Bővebb ismertető
INTRODUCTION
For the majority of cultures around the world, religion thoroughly permeates and decisively affects the everyday rituals of survival and hope. Reflected in diverse spiritual customs, sacred symbols, and indigenous worship styles, global religions are permanent constituents of human life. In fact, for most of the world's peoples, religion helps to construct the public realm. The norm, therefore, is not a false divide between secularity and spirituality but the coexistence and interweaving of the so-called holy and profane.
Moreover, as the contributors to this volume substantiate, religions embodied in disparate human cultures have served as the foundation for national differences, racial conflicts, class exploitation, and gender discrimination, on the one hand, as well as for the resolution of hostility and the achievement of full humanity for those at the bottom of all societies, on the other. Religious spirituality remains both endemic to controversy and empowering for social transformation.
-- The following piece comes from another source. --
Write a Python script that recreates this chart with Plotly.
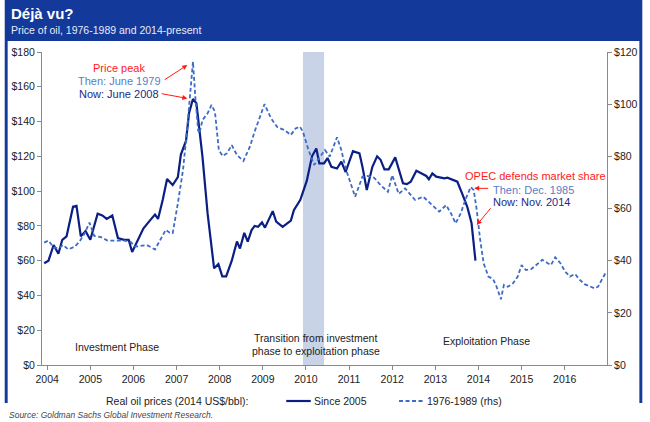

Worldwide religious dynamics have accompanied contemporary economic and political events. With the breakup of the Communist governments of Eastern Europe and the Soviet Union, formerly smoldering religious embers have erupted into prairie fires interconnected with national, racial, ethnic, territorial, and linguistic wars. Peoples from an earlier Marxist-Leninist era strive for ultimate meaning in their lives, and consequently religion rushes in to fill the void left by a transforming state apparatus.
Similarly, the destabilizing of the geopolitical configuration caused by the collapse of the Berlin Wall and the effects of having a single world superpower have produced regional disputes often clothed in religious language. A manifestation of globalization—the breakdown of familiar boundaries and power balances—allows religion to be deployed to help refabricate new communities.